Don't worry about missing any boats. If you like a job take it, if not, don't. If you want to start a business, start it, and focus on making money rather than chasing techcrunch headlines and VCs.

If you're evaluating work at a startup, look at it like you're your agent:

1) What's the comp package? Equity, unless very significant, is basically a deferred bonus that you can't count on. Don't overrate it.

2) What skills will you get to develop? It's usually not worth taking a lower salary for X,000 shares of "i don't know". But it can absolutely be worth taking a lower salary now in exchange for higher skills later.


> Lastly one of the biggest lessons someone pointed out to me is we teach other people how to treat us. If someone calls you at 10pm at night and asks you to do something and you do it. You have just confirmed to that person this is ok.

So true! I still did it after vehemently expressing my displeasure and taking my manager's word that it was "just this time only" -- then he did the same thing the next week!

After that experience, I'd much rather risk getting fired than subject myself to that sort of abuse repeatedly.


> if you have the financial risk tolerance to work at a startup, why not start your own company instead?

I don't think I'm ready for that yet, and I'd like to think that working at a startup will better prepare me for starting my own.

What really sent me down this path was PG's comment suggesting that "you can titrate the amount of startupness you get in your job by the size of the company you join." (https://news.ycombinator.com/item?id=1346224) It's not a binary decision, but a sliding scale.

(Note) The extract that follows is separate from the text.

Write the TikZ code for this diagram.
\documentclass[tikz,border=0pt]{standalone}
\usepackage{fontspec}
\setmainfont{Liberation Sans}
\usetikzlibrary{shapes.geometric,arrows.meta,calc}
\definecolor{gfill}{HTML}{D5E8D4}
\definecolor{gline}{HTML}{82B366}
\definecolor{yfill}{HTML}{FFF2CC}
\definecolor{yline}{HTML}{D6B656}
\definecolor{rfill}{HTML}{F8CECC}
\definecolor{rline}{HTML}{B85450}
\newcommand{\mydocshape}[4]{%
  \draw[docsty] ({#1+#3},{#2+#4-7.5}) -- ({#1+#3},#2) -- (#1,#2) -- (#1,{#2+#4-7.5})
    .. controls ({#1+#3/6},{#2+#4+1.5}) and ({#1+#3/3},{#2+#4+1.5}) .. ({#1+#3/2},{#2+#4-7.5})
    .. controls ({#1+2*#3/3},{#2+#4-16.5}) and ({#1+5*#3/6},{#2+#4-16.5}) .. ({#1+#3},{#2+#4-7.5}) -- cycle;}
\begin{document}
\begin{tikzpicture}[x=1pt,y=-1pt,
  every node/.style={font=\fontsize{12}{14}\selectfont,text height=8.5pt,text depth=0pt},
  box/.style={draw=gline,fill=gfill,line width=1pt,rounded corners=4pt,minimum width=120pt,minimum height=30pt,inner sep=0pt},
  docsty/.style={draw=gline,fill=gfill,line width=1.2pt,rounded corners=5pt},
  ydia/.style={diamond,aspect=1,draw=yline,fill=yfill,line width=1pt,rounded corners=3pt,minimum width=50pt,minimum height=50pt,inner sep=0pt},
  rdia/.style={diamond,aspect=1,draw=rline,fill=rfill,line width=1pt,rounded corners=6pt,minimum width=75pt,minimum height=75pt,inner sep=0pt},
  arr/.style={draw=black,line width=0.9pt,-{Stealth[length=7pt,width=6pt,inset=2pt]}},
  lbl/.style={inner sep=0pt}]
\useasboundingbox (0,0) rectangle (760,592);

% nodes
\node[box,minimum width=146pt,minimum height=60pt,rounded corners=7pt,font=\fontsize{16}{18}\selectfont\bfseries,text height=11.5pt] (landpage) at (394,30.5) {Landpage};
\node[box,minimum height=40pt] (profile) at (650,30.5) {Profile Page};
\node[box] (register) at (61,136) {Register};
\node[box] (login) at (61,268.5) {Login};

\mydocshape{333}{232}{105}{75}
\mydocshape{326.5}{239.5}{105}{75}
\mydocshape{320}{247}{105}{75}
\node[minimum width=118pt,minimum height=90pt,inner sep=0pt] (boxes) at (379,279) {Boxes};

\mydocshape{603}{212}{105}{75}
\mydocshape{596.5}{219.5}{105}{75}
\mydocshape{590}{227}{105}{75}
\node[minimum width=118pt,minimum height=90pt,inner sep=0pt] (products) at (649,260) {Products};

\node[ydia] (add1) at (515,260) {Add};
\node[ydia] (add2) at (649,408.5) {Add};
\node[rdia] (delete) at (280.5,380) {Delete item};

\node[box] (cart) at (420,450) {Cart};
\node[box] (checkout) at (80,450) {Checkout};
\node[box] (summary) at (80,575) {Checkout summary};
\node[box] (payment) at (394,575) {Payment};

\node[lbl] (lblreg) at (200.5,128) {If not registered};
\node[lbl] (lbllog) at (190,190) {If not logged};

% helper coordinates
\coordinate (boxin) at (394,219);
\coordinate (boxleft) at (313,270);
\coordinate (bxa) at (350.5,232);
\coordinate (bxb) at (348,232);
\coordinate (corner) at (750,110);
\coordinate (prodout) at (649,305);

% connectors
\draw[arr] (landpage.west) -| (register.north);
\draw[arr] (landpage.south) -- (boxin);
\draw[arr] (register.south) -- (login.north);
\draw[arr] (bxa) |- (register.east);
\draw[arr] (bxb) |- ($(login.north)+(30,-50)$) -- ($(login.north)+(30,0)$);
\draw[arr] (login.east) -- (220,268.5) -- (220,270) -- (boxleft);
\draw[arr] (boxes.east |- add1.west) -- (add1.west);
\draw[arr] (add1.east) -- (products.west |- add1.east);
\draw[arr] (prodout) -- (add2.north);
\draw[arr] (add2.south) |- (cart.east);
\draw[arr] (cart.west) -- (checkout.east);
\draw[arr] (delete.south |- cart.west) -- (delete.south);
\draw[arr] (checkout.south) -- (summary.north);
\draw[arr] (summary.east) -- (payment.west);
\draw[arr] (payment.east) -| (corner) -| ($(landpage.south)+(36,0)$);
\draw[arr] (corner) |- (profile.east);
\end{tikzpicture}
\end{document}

> By the way, my friend had an offer at a VC darling, for 60% of the salary he was making but about 0.25% of the company. When he asked if there were preferences against that equity, the offer was rescinded. I don't know if this is normal, but it is telling.

This is disturbing, but it does seem like he dodged a bullet there.

I'll corroborate that I had an offer rescinded when I tried to negotiate salary and benefits... but this was not a startup. Do companies that behave like this think that everyone is desperate to work for them?